40+ Technical Recruiter Interview Questions To Evaluate Your Next Hire

Feb 20, 202210 minutes read

Despite the 2023 economic uncertainty, the need for skilled tech talent is more pressing than ever. But to find the best software engineers, you need the best technical recruiters.

We’ve put together a quick guide to the essential skills for tech recruiters. This article also includes 40 technical recruiter interview questions and 3 role-playing activities to help you identify these qualities and find the right person to hire

Looking for more tips and interview questions to hire technical recruiters? Download our eBook How To Hire Technical Sourcers & Recruiters.

What is a Technical Recruiter?

A technical, tech, or IT recruiter sources, interviews, and negotiates offers with candidates in collaboration with tech company hiring teams. Because they work on specialized tech roles such as backend engineer, DevOps engineer, or network/security engineer, tech recruiters often come from a STEM background.

Technical recruiter interview questions

5 Essential Technical Recruitment Skills

Hiring technical recruiters isn’t easy, as a great tech recruiter needs to excel in many areas. However, number one is the ability to communicate effectively with candidates and ensure great candidate experience throughout the evaluation process. 

We’ve broken down the top hard and soft skills you should look for when hiring a technical recruiter and provided you with the questions to identify and evaluate proficiency in these skills.

#1: Establishing a data-driven, well-crafted process

Great recruiters know that having a consistent process is critical to technical hiring.

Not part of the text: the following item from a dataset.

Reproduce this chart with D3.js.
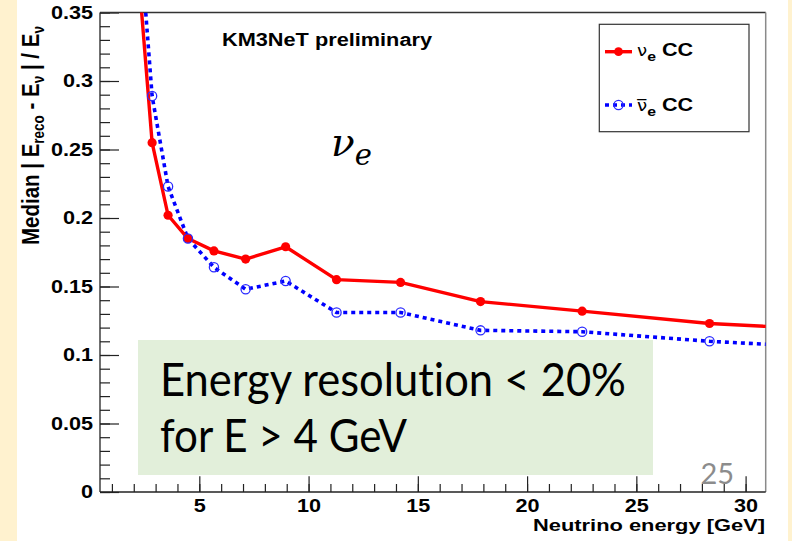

They evaluate candidates for the same role with the same set of questions, role-play activities, and take-home assignments. They objectively compare candidates and avoid bias.

They also use metrics to identify and eliminate the inefficiencies and bottlenecks in their process, finding the most time-efficient methods to source and screen candidates to meet their candidate list deadlines.

A few metrics that technical recruiters should keep tabs on are:

Time to hire

According to Glassdoor, the typical time to hire in the US is 24 days — unsurprisingly, 60% of candidates say they are “unimpressed by time-consuming recruitment processes.”

With the tech hiring crunch, replying to candidates and scheduling them quickly through a reasonable number of technical interview rounds (3-4 maximum) will help a tech company stand out and avoid losing candidates to competitors.

Quality of hire

This equally important metric is based on mutual fit and retention rate and is central to your company’s long-term recruitment strategy and success.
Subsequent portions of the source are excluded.